- **SOURCE MATERIAL**

----------------------------------------

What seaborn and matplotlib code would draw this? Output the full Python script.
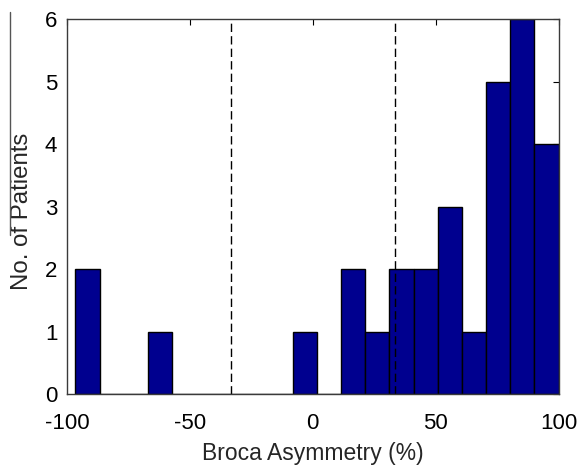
import numpy as np
import pandas as pd
import matplotlib
matplotlib.use("Agg")
import matplotlib.pyplot as plt
from matplotlib.lines import Line2D
import seaborn as sns

# ---- data ----
bin_start = -96.6
bin_end = 100.0
n_bins = 20
counts = [2, 0, 0, 1, 0, 0, 0, 0, 0, 1, 0, 2, 1, 2, 2, 3, 1, 5, 6, 4]
threshold_lines = [-33.3, 33.3]
x_ticks = [-100, -50, 0, 50, 100]
y_ticks = [0, 1, 2, 3, 4, 5, 6]
x_label = "Broca Asymmetry (%)"
y_label = "No. of Patients"

edges = np.linspace(bin_start, bin_end, n_bins + 1)
centers = (edges[:-1] + edges[1:]) / 2
df = pd.DataFrame({"asym": centers, "n": counts})

sns.set_style("white")
plt.rcParams["font.family"] = ["Liberation Sans", "DejaVu Sans"]
plt.rcParams["axes.unicode_minus"] = False

fig = plt.figure(figsize=(5.77, 4.65), dpi=100)
ax = fig.add_axes([67 / 577, 1 - 394.3 / 465, (558.5 - 67) / 577, (394.3 - 19) / 465])

sns.histplot(data=df, x="asym", weights="n", bins=n_bins,
             binrange=(bin_start, bin_end), stat="count",
             color="#00008F", edgecolor="black", linewidth=1.0, alpha=1.0, ax=ax)

for xv in threshold_lines:
    ax.axvline(xv, color="black", linewidth=1.0, linestyle=(0, (6, 3)))

ax.set_xlim(-100, 100)
ax.set_ylim(0, 6)
ax.set_xticks(x_ticks)
ax.set_yticks(y_ticks)
ax.set_xlabel(x_label, fontsize=16.5, labelpad=6)
ax.set_ylabel(y_label, fontsize=17.3)
ax.yaxis.set_label_coords(-0.070, 0.487)
ax.tick_params(axis="both", which="both", direction="in", length=4, width=0.8,
               top=True, right=True, labelsize=16, colors="black")
ax.tick_params(axis="x", pad=13.5)
ax.tick_params(axis="y", pad=7)
for s in ax.spines.values():
    s.set_visible(True)
    s.set_color("#3a3a3a")
    s.set_linewidth(1.0)

# thin stray line at the left edge of the reference image
fig.add_artist(Line2D([10 / 577, 10 / 577], [1 - 12 / 465, 1 - 235 / 465],
                      transform=fig.transFigure, color="#555555", linewidth=1.0))

fig.savefig("out.png", dpi=100)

----------------------------------------

- **WHAT TO PRODUCE**
From the top of the listing above, repeat each line exactly until you reach the line containing "import seaborn as sns", and repeat that one too. Leave the pictures out.

- **EXERCISE SOLUTION**
What seaborn and matplotlib code would draw this? Output the full Python script.
import numpy as np
import pandas as pd
import matplotlib
matplotlib.use("Agg")
import matplotlib.pyplot as plt
from matplotlib.lines import Line2D
import seaborn as sns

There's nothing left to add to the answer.